Simply as an addendum to the previous post – to look, in fairness, not only at how Pakistan (and that ‘North West’ in particular) is mapped in the outsider’s media narrative, but how that may looks the other way around.
Conversing with Pakistani craftsmen, drivers, soldiers and cooks from the Pashto speaking parts of Pakistan during work, I was interested where exactly they hailed from. ‘Peshawar’ was often the simple answer – for one, because it is assumed that ‘Dir’, ‘Charsadda’ or ‘Batkhela’ wouldn’t really tell me much, but often ‘Peshawar’ was really what they meant to say.

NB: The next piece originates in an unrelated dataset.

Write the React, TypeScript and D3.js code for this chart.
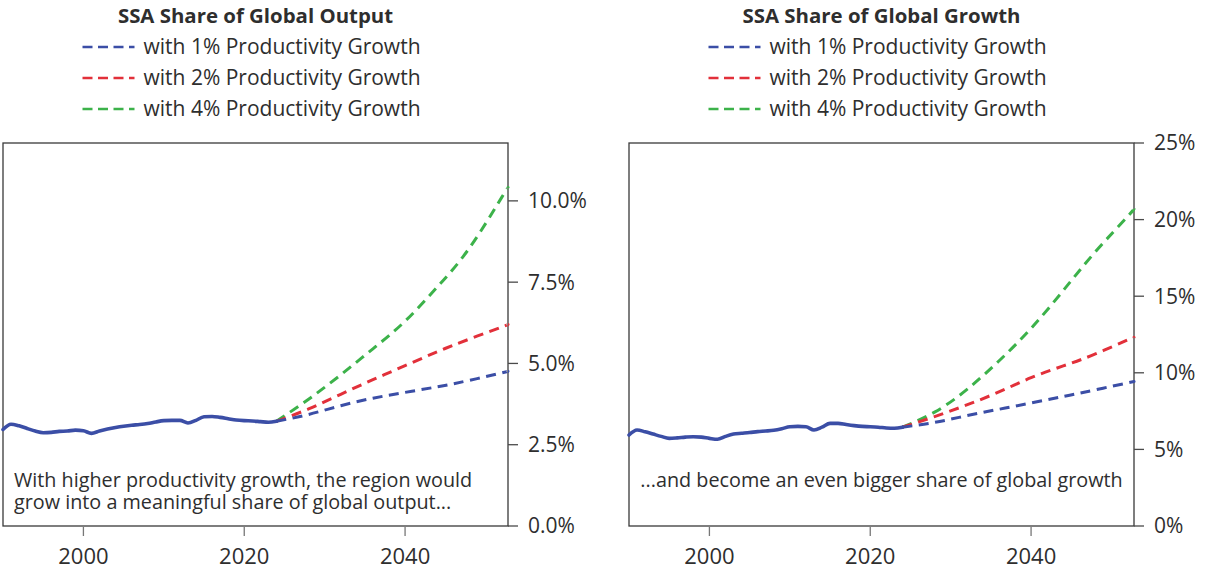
import React from 'react';
import * as d3 from 'd3';

// ---------- data ----------
const histYears = [1990, 1991, 1992, 1993, 1994, 1995, 1996, 1997, 1998, 1999, 2000, 2001, 2002, 2003, 2004, 2005, 2006, 2007, 2008, 2009, 2010, 2011, 2012, 2013, 2014, 2015, 2016, 2017, 2018, 2019, 2020, 2021, 2022, 2023, 2024];
const outputHist = [2.97, 3.13, 3.08, 3.0, 2.92, 2.87, 2.88, 2.91, 2.92, 2.95, 2.93, 2.85, 2.92, 2.98, 3.03, 3.07, 3.1, 3.12, 3.15, 3.2, 3.24, 3.25, 3.25, 3.17, 3.25, 3.36, 3.37, 3.34, 3.3, 3.26, 3.24, 3.23, 3.21, 3.19, 3.22];
const growthHist = [5.94, 6.27, 6.15, 6.0, 5.85, 5.72, 5.75, 5.8, 5.83, 5.8, 5.72, 5.66, 5.85, 6.0, 6.05, 6.1, 6.16, 6.2, 6.25, 6.35, 6.48, 6.5, 6.48, 6.27, 6.45, 6.7, 6.7, 6.62, 6.55, 6.5, 6.48, 6.45, 6.4, 6.38, 6.45];

const projYears = [2024, 2028, 2032, 2036, 2040, 2044, 2048, 2052, 2052.8];
const outputP1 = [3.22, 3.43, 3.7, 3.93, 4.11, 4.28, 4.48, 4.71, 4.76];
const outputP2 = [3.22, 3.6, 4.05, 4.5, 4.93, 5.36, 5.75, 6.12, 6.2];
const outputP4 = [3.22, 3.9, 4.65, 5.45, 6.3, 7.35, 8.55, 10.1, 10.4];
const growthP1 = [6.45, 6.76, 7.2, 7.62, 8.03, 8.45, 8.89, 9.34, 9.43];
const growthP2 = [6.45, 7.14, 7.9, 8.75, 9.68, 10.45, 11.23, 12.15, 12.3];
const growthP4 = [6.45, 7.43, 8.9, 10.77, 12.9, 15.37, 17.9, 20.2, 20.7];

const xTicks = [2000, 2020, 2040];
const outputTicks = [0, 2.5, 5, 7.5, 10];
const growthTicks = [0, 5, 10, 15, 20, 25];

const seriesLabels = ['with 1% Productivity Growth', 'with 2% Productivity Growth', 'with 4% Productivity Growth'];
const titles = ['SSA Share of Global Output', 'SSA Share of Global Growth'];
const notes = [
  ['With higher productivity growth, the region would', 'grow into a meaningful share of global output...'],
  ['...and become an even bigger share of global growth'],
];

// ---------- style ----------
const COLORS = ['#3b4ea6', '#e2303a', '#3cb24a'];
const TEXT = '#2e2e2e';
const FONT = "'Open Sans', 'Noto Sans', sans-serif";

const TOP = 143;
const BOTTOM = 526;

interface PanelProps {
  x0: number;
  x1: number;
  yMax: number;
  ticks: number[];
  fmt: (v: number) => string;
  hist: number[];
  proj: number[][];
  title: string;
  note: string[];
  noteAlign: 'start' | 'middle';
}

function Panel(p: PanelProps) {
  const x = d3.scaleLinear().domain([1990, 2052.8]).range([p.x0, p.x1]);
  const y = d3.scaleLinear().domain([0, p.yMax]).range([BOTTOM, TOP]);
  const histLine = d3
    .line<[number, number]>()
    .x((d) => x(d[0]))
    .y((d) => y(d[1]))
    .curve(d3.curveMonotoneX);
  const projLine = d3
    .line<[number, number]>()
    .x((d) => x(d[0]))
    .y((d) => y(d[1]))
    .curve(d3.curveNatural);
  const histPath = histLine(histYears.map((yr, i) => [yr, p.hist[i]] as [number, number])) || '';
  const projPaths = p.proj.map((vals) => projLine(projYears.map((yr, i) => [yr, vals[i]] as [number, number])) || '');
  const cx = (p.x0 + p.x1) / 2;
  const legendX = cx - 173;

  return (
    <g>
      {/* title & legend */}
      <text x={cx} y={23} textAnchor="middle" fontFamily={FONT} fontWeight="bold" fontSize={20.4} fill={TEXT}>
        {p.title}
      </text>
      {seriesLabels.map((lab, i) => (
        <g key={lab} transform={`translate(${legendX},${47 + i * 31})`}>
          <line x1={0} x2={52} y1={0} y2={0} stroke={COLORS[i]} strokeWidth={2.6} strokeDasharray="10,5.5" />
          <text x={61} y={7} fontFamily={FONT} fontSize={21} fill={TEXT}>
            {lab}
          </text>
        </g>
      ))}

      {/* frame */}
      <rect x={p.x0} y={TOP} width={p.x1 - p.x0} height={BOTTOM - TOP} fill="none" stroke="#3a3a3a" strokeWidth={1.3} />

      {/* y axis (right) */}
      {p.ticks.map((t) => (
        <g key={t}>
          <line x1={p.x1} x2={p.x1 + 10} y1={y(t)} y2={y(t)} stroke="#4a4a4a" strokeWidth={1.3} />
          <text x={p.x1 + 20} y={y(t)} dy="0.35em" fontFamily={FONT} fontSize={21} fill={TEXT}>
            {p.fmt(t)}
          </text>
        </g>
      ))}

      {/* x axis */}
      {xTicks.map((t) => (
        <g key={t}>
          <line x1={x(t)} x2={x(t)} y1={BOTTOM + 1} y2={BOTTOM + 10} stroke="#777" strokeWidth={1.3} />
          <text x={x(t)} y={563.5} textAnchor="middle" fontFamily={FONT} fontSize={22} fill={TEXT}>
            {t}
          </text>
        </g>
      ))}

      {/* lines */}
      {[2, 1, 0].map((i) => (
        <path key={i} d={projPaths[i]} fill="none" stroke={COLORS[i]} strokeWidth={3} strokeDasharray="10,6.5" />
      ))}
      <path d={histPath} fill="none" stroke={COLORS[0]} strokeWidth={3.6} strokeLinejoin="round" strokeLinecap="round" />

      {/* note */}
      {p.note.map((ln, i) => (
        <text
          key={i}
          x={p.noteAlign === 'start' ? p.x0 + 11 : cx}
          y={487 + i * 22}
          textAnchor={p.noteAlign}
          fontFamily={FONT}
          fontSize={19.8}
          fill={TEXT}
        >
          {ln}
        </text>
      ))}
    </g>
  );
}

export default function App() {
  const fmt1 = (v: number) => d3.format('.1f')(v) + '%';
  const fmt0 = (v: number) => d3.format('d')(v) + '%';
  return (
    <svg width={1224} height={569} style={{ position: 'absolute', left: 0, top: 0, background: '#fff' }}>
      <rect x={0} y={0} width={1224} height={569} fill="#fff" />
      <Panel
        x0={3}
        x1={508}
        yMax={11.78}
        ticks={outputTicks}
        fmt={fmt1}
        hist={outputHist}
        proj={[outputP1, outputP2, outputP4]}
        title={titles[0]}
        note={notes[0]}
        noteAlign="start"
      />
      <Panel
        x0={629}
        x1={1134}
        yMax={25}
        ticks={growthTicks}
        fmt={fmt0}
        hist={growthHist}
        proj={[growthP1, growthP2, growthP4]}
        title={titles[1]}
        note={notes[1]}
        noteAlign="middle"
      />
    </svg>
  );
}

A certain perimeter around the city (and I am not sure to what extent and how that changes for different people, for some native Bajaur or Kohat would still be ‘Peshawar’, other really only took it to Hayatabad) is regarded as justifyably referred to with this urban summary. I don’t know Peshawar and it’s surroundings well enough to make further statements on this, however I never met a person from Okara, Nankana Sahib or Muridke for that matter who would say he or she was from Lahore.
More interestingly is the notion however of the space that lies beyond the city. Not only for our driver during work in Kashmir whom we knew very well and he equally knew and understood us, was I coming from a place ‘Peshawarse pichai‘ [from behind/beyond Peshawar]. And there it really did not matter whether that was Mashad, Innsbruck, or New York [I am not sure whether this ‘beyondness’ extends over the Pacific, I assume Beijing or Tokyo would be rather considered this side of the Khyber Pass]. In any case, this may be an indication, of how the native space is regarded by some people from the area (this is an observation limited to a certain stratum of society).
Above, the view from the Khyber into the lands beyond. Beyond this place is also that remote place of Montana, where a court recently ruled in the Greg Mortenson case. What should be considered more important after this story than just paying back huge frauded debts, is the realization that the space we are talking about (be it in the drone debate or the aid debate) is very often misrepresented. And it unfortunately often remains so from both sides of these disputes.